Ha costado, sí. Porque aunque la familia es el ambiente más querido, la comunidad más adecuada para que la persona se introduzca en la realidad y aprenda a vivir en ella, es también el lugar en el que se manifiesta con más crudeza la propia debilidad, la insatisfacción que nos persigue, el dolor por el propio límite y la pretensión abusiva sobre los otros. Siempre que me piden hablar de la familia experimento esta doble sensación: la gratitud y la dulzura que inmediatamente rodean a este reclamo, y el dolor que provoca el daño realizado a los más queridos, la incapacidad de estar a la altura de un desafío tan grande: amar para toda la vida, con pureza y gratuidad totales. A fin de cuentas ya lo entendieron aquellos rudos galileos que escucharon estupefactos la propuesta de Jesús: "Señor, para eso no trae cuenta casarse". Y el Maestro no les reprendió, sino que con sencillo realismo les dijo que lo que para ellos era imposible, es posible para Dios.

A todo ello se une, naturalmente, que los maestros de la sospecha han sembrado durante cuarenta años una cizaña perversa con la complicidad suicida de no pocos poderes públicos y el altavoz de unos medios de comunicación empeñados en la tarea de demoler la tradición moral y cultural de Occidente. Éste es un dato que no podemos olvidar y que nos llama también a afinar nuestra propuesta. No basta repetir el enunciado de ciertos valores como si fuesen obvios, cuando han sido objeto de un fuego graneado del alba a la noche. Hace falta que afloren de nuevo las razones, hace falta suscitar de nuevo la experiencia de familia, y para eso no basta un discurso por sólidamente trabado que esté. Hace falta un testimonio que implique razón y afecto, palabra y carne, caridad y cultura nueva.          

Así que nuestro testimonio debería abandonar toda prepotencia y toda tentación de condenar. Debería ser la narración humilde y apasionada de un encuentro que nos ha hecho capaces de reconocer el valor infinito de la mujer y del marido, de los padres y  de los hijos, que nos permite esperar sin límite, creer sin límite y perdonar sin límite, como dice el Apóstol que mejor ha entendido estas cosas, pese a lo que digan algunas feministas de medio pelo. Las heridas dolorosísimas de la convivencia, la violencia que conlleva pretender que el otro te dé lo que no puede darte, el desgaste y el cansancio del tiempo, son cosas que no nos resultan extrañas a nosotros, cristianos. Somos de la misma pasta que los hijos de esta generación, a la que como ha dicho tan certeramente el cardenal, le cuesta tanto reconocer qué es y cómo se vive la familia.

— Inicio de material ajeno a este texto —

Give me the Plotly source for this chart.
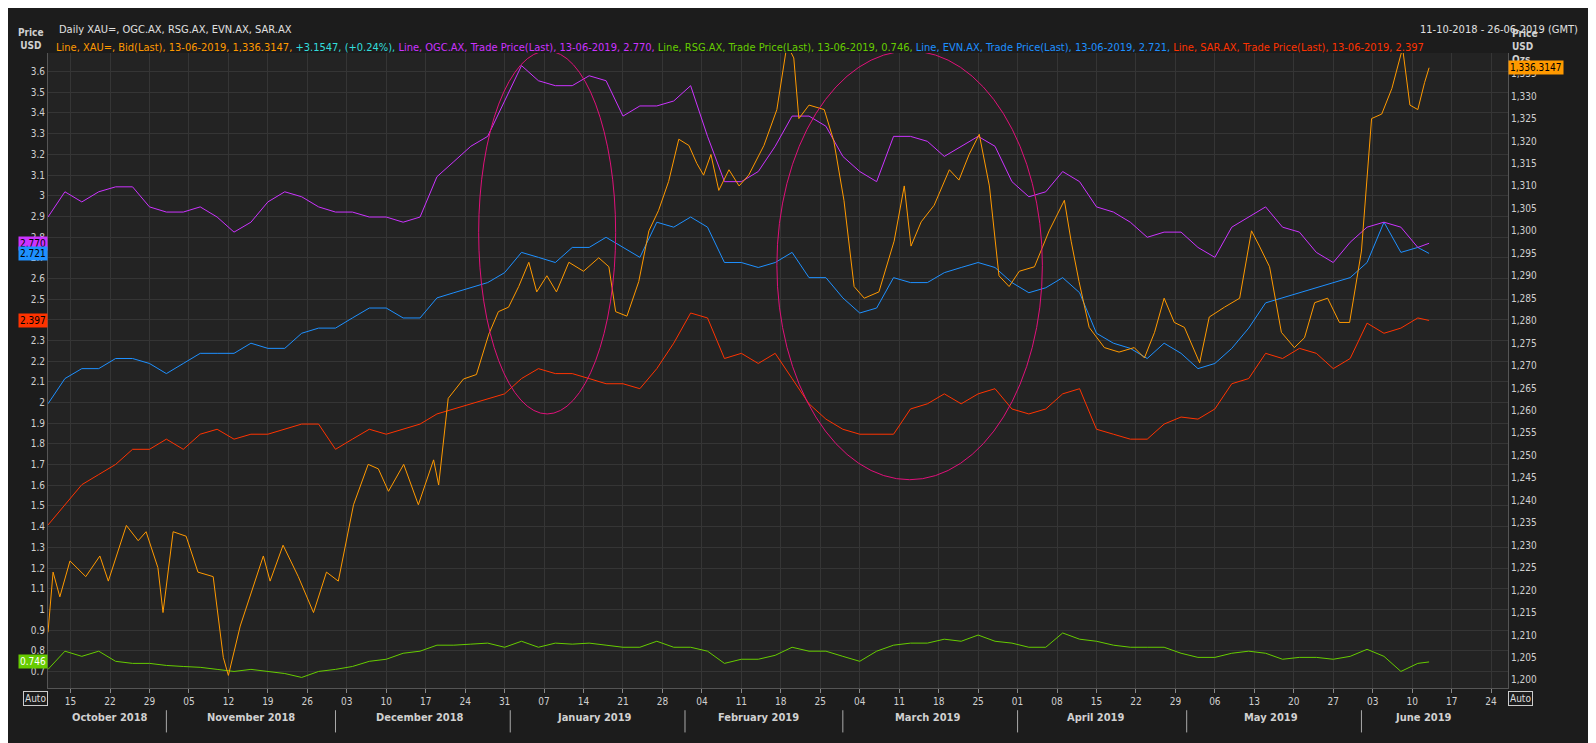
import pandas as pd
import plotly.graph_objects as go

start = pd.Timestamp("2018-10-11")

# XAU (gold) - day offsets from start, values (right axis)
xau_days = [0,0.9,2.1,3.9,6.7,9.2,10.7,13.9,16,17.4,19.5,20.4,22.2,24.5,26.6,29.3,31.1,32,34.1,36.4,38.2,39.4,41.7,44.4,47.1,49.4,51.5,54.2,56.8,58.6,60.4,63.1,65.7,68.4,69.3,71,73.7,76,78.2,79.9,81.7,83.5,85.3,86.7,88.5,90.2,92.4,95,97.7,99.5,100.7,102.7,104.8,106.6,108.3,110.1,111.9,113.7,115.1,116.3,117.6,119,120.8,122.6,124.3,127,129.3,131.1,132.3,133.2,135,137.7,139.4,141.2,143,144.8,147.4,150.1,151.9,153.1,154.9,157.2,159.9,161.6,163.4,165.2,167,168.7,170.5,172.3,175,177.6,180.3,181.5,182.9,184.7,187.4,190,192.7,194.5,196.3,198,199.8,201.6,204.3,206,208.7,211.4,213.5,214.9,216.7,218.8,221.1,222.9,224.7,227,229.1,230.9,233,234.8,236.6,238.4,240.3,241.6,243,244.2,245]
xau_vals = [1210.6,1224,1218.5,1226.5,1223,1227.6,1222,1234.4,1231,1233,1225,1215,1233,1232,1224,1223,1205,1201,1212,1221,1227.6,1222,1230,1223,1215,1224,1222,1239,1248,1247,1242,1248,1239,1249,1243.4,1262.7,1267,1268,1277,1282,1283,1287.6,1293,1286.4,1290,1286.4,1293,1291,1294,1292,1282,1281,1288.7,1300,1304.5,1311,1320.4,1319,1315,1312.4,1317,1309,1313.6,1310,1312.4,1319,1327,1341.5,1338.5,1325,1328,1327,1320,1306.8,1287.6,1285,1286.4,1297.7,1310,1296.6,1302,1305.7,1313.6,1311.3,1317,1321.5,1310,1290,1287.6,1291,1292,1300,1306.8,1297.7,1288.7,1278.5,1274,1273,1274,1271.7,1277.4,1285,1279.6,1278.5,1270.6,1280.8,1283,1285,1300,1296.6,1292,1277.4,1274,1276.2,1284,1285,1279.6,1279.6,1295.5,1325,1326,1331.7,1340.7,1328,1327,1333,1336.3147]

# Common grid for ASX stocks (every 3 days, last point 13-06-2019)
grid_days = [3*k for k in range(82)] + [245]
ogc_vals = [2.897,3.019,2.970,3.019,3.043,3.043,2.946,2.921,2.921,2.946,2.897,2.824,2.872,2.970,3.019,2.995,2.946,2.921,2.921,2.897,2.897,2.872,2.897,3.092,3.165,3.239,3.287,3.458,3.629,3.556,3.532,3.532,3.580,3.556,3.385,3.434,3.434,3.458,3.532,3.287,3.068,3.068,3.117,3.239,3.385,3.385,3.336,3.190,3.117,3.068,3.287,3.287,3.263,3.190,3.239,3.287,3.239,3.068,2.995,3.019,3.117,3.068,2.946,2.921,2.872,2.799,2.824,2.824,2.750,2.702,2.848,2.897,2.946,2.848,2.824,2.726,2.677,2.775,2.848,2.872,2.848,2.750,2.770]
evn_vals = [1.994,2.116,2.164,2.164,2.213,2.213,2.189,2.140,2.189,2.238,2.238,2.238,2.287,2.262,2.262,2.335,2.360,2.360,2.409,2.457,2.457,2.409,2.409,2.506,2.531,2.555,2.580,2.628,2.726,2.702,2.677,2.750,2.750,2.799,2.750,2.702,2.872,2.848,2.897,2.848,2.677,2.677,2.653,2.677,2.726,2.604,2.604,2.506,2.433,2.457,2.604,2.580,2.580,2.628,2.653,2.677,2.653,2.580,2.531,2.555,2.604,2.531,2.335,2.287,2.262,2.213,2.287,2.238,2.164,2.189,2.262,2.360,2.482,2.506,2.531,2.555,2.580,2.604,2.677,2.872,2.726,2.750,2.721]
sar_vals = [1.408,1.505,1.603,1.652,1.701,1.774,1.774,1.823,1.774,1.847,1.871,1.823,1.847,1.847,1.871,1.896,1.896,1.774,1.823,1.871,1.847,1.871,1.896,1.945,1.969,1.994,2.018,2.042,2.116,2.164,2.140,2.140,2.116,2.091,2.091,2.067,2.164,2.287,2.433,2.409,2.213,2.238,2.189,2.238,2.116,1.994,1.920,1.871,1.847,1.847,1.847,1.969,1.994,2.042,1.994,2.042,2.067,1.969,1.945,1.969,2.042,2.067,1.871,1.847,1.823,1.823,1.896,1.930,1.920,1.969,2.091,2.116,2.238,2.213,2.262,2.238,2.164,2.213,2.384,2.335,2.360,2.409,2.397]
rsg_vals = [0.710,0.798,0.773,0.798,0.749,0.739,0.739,0.729,0.724,0.720,0.710,0.700,0.710,0.700,0.690,0.671,0.700,0.710,0.724,0.749,0.759,0.788,0.798,0.827,0.827,0.832,0.837,0.817,0.846,0.817,0.837,0.832,0.837,0.827,0.817,0.817,0.846,0.817,0.817,0.798,0.739,0.759,0.759,0.778,0.817,0.798,0.798,0.773,0.749,0.798,0.827,0.837,0.837,0.856,0.846,0.876,0.846,0.837,0.817,0.817,0.886,0.856,0.846,0.827,0.817,0.817,0.817,0.788,0.768,0.768,0.788,0.798,0.788,0.759,0.768,0.768,0.759,0.773,0.807,0.773,0.700,0.739,0.746]

xau_dates = [start + pd.Timedelta(days=d) for d in xau_days]
grid_dates = [start + pd.Timedelta(days=d) for d in grid_days]

fig = go.Figure()
fig.add_trace(go.Scatter(x=grid_dates, y=rsg_vals, mode="lines", line=dict(color="#66cc00", width=1)))
fig.add_trace(go.Scatter(x=grid_dates, y=sar_vals, mode="lines", line=dict(color="#ff3300", width=1)))
fig.add_trace(go.Scatter(x=grid_dates, y=evn_vals, mode="lines", line=dict(color="#1e90ff", width=1)))
fig.add_trace(go.Scatter(x=grid_dates, y=ogc_vals, mode="lines", line=dict(color="#cc33ff", width=1)))
fig.add_trace(go.Scatter(x=xau_dates, y=xau_vals, mode="lines", line=dict(color="#ff9900", width=1), yaxis="y2"))

ell = "#e0107a"
fig.add_shape(type="circle", xref="x", yref="y", x0=start + pd.Timedelta(days=76.4), x1=start + pd.Timedelta(days=100.7), y0=1.945, y1=3.70, line=dict(color=ell, width=1))
fig.add_shape(type="circle", xref="x", yref="y", x0=start + pd.Timedelta(days=129.3), x1=start + pd.Timedelta(days=176.4), y0=1.627, y1=3.70, line=dict(color=ell, width=1))

tickc = "#d0d0d0"
fig.update_layout(
    width=1596, height=743, showlegend=False,
    paper_bgcolor="#1c1c1c", plot_bgcolor="#232323",
    margin=dict(l=40, r=96, t=45, b=63),
    font=dict(family="DejaVu Sans Condensed, DejaVu Sans", size=10, color=tickc),
    xaxis=dict(type="date", range=[start, pd.Timestamp("2019-06-27")], tick0="2018-10-15", dtick=7*86400000,
               tickformat="%d", gridcolor="#353535", showline=True, linecolor="#555", ticks="outside", ticklen=4, tickcolor="#888"),
    yaxis=dict(range=[0.62, 3.69], dtick=0.1, gridcolor="#353535", showline=True, linecolor="#555", zeroline=False),
    yaxis2=dict(range=[1198.2, 1339.6], dtick=5, tickformat=",d", overlaying="y", side="right", showgrid=False, showline=True, linecolor="#555"),
)

# month labels
months = [("2018-10-22", "October 2018"), ("2018-11-16", "November 2018"), ("2018-12-16", "December 2018"),
          ("2019-01-16", "January 2019"), ("2019-02-14", "February 2019"), ("2019-03-16", "March 2019"),
          ("2019-04-15", "April 2019"), ("2019-05-16", "May 2019"), ("2019-06-12", "June 2019")]
for d, t in months:
    fig.add_annotation(x=d, y=-0.033, xref="x", yref="paper", yanchor="top", text="<b>%s</b>" % t, showarrow=False, font=dict(size=11, color=tickc))
for d in ["2018-11-01", "2018-12-01", "2019-01-01", "2019-02-01", "2019-03-01", "2019-04-01", "2019-05-01", "2019-06-01"]:
    fig.add_shape(type="line", xref="x", yref="paper", x0=d, x1=d, y0=-0.035, y1=-0.07, line=dict(color="#aaa", width=1))

fig.add_annotation(x=0.006, y=1, xref="paper", yref="paper", yshift=32, xanchor="left", showarrow=False,
                   text="Daily XAU=, OGC.AX, RSG.AX, EVN.AX, SAR.AX", font=dict(size=11, color="#e0e0e0"))
fig.add_annotation(x=1, y=1, xref="paper", yref="paper", yshift=32, xanchor="left", xshift=-90, showarrow=False,
                   text="11-10-2018 - 26-06-2019 (GMT)", font=dict(size=11, color="#e0e0e0"))
hdr = ("<span style='color:#ff9900'>Line, XAU=, Bid(Last), 13-06-2019, 1,336.3147, </span><span style='color:#33dddd'>+3.1547, (+0.24%), </span>"
       "<span style='color:#cc33ff'>Line, OGC.AX, Trade Price(Last), 13-06-2019, 2.770, </span>"
       "<span style='color:#66cc00'>Line, RSG.AX, Trade Price(Last), 13-06-2019, 0.746, </span>"
       "<span style='color:#1e90ff'>Line, EVN.AX, Trade Price(Last), 13-06-2019, 2.721, </span>"
       "<span style='color:#ff3300'>Line, SAR.AX, Trade Price(Last), 13-06-2019, 2.397</span>")
fig.add_annotation(x=0, y=1, xref="paper", yref="paper", yshift=14, xanchor="left", xshift=6, showarrow=False, text=hdr, font=dict(size=11))
fig.add_annotation(x=0, y=1, xref="paper", yref="paper", xanchor="right", yanchor="bottom", xshift=-2, showarrow=False,
                   text="<b>Price<br>USD</b>", font=dict(size=10, color=tickc), align="center")
fig.add_annotation(x=1, y=1, xref="paper", yref="paper", xanchor="left", yanchor="top", xshift=2, yshift=27, showarrow=False,
                   text="<b>Price<br>USD<br>Ozs</b>", font=dict(size=10, color=tickc), align="left")

for v, c, fc in [(2.770, "#cc33ff", "#000"), (2.721, "#1e90ff", "#000"), (2.397, "#ff3300", "#000"), (0.746, "#66cc00", "#fff")]:
    fig.add_annotation(x=0, y=v, xref="paper", yref="y", xanchor="right", showarrow=False, text=f"{v:.3f}",
                       bgcolor=c, font=dict(size=10, color=fc), borderpad=1)
fig.add_annotation(x=1, y=1336.3147, xref="paper", yref="y2", xanchor="left", showarrow=False, text="1,336.3147",
                   bgcolor="#ff9900", font=dict(size=10, color="#000"), borderpad=1)
for xx, an in [(0, "right"), (1, "left")]:
    fig.add_annotation(x=xx, y=-0.005, xref="paper", yref="paper", xanchor=an, yanchor="top", showarrow=False, text="Auto",
                       bordercolor="#ccc", borderwidth=1, bgcolor="#1c1c1c", font=dict(size=10, color="#ddd"))

fig.write_html("out.html")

Por eso estar el 2 de enero en la plaza de Colón no puede ser un mero acto de auto-celebración, ni una mera demostración de poderío social. Es en primer lugar Eucaristía, o sea, acción de gracias por el bien inmenso de nuestras familias, un bien que no hemos conquistado ni merecido sino que se nos ha dado, y eso sí, hemos tenido la inteligencia y la libertad de aceptar y mantener en el tiempo de nuestra vida. E incluso eso, gracias a la compañía maternal de la Iglesia. Es verdad que la propia liturgia celebrada al aire libre es ya en sí misma un gesto misionero, por la belleza de sus gestos y la elocuencia de sus palabras. Pero también son importantes las palabras que nacen de este gesto y que pueden llegar a los lugares más insospechados. Y es importante que allí llegue la vibración de la humanidad que Cristo nos ha comunicado, la única que salva todo lo humano, también esa realidad maravillosa y dura, imprescindible pero dolorosa, fuente de paz pero también escenario del combate de la vida, que se llama familia. Allí nos vemos.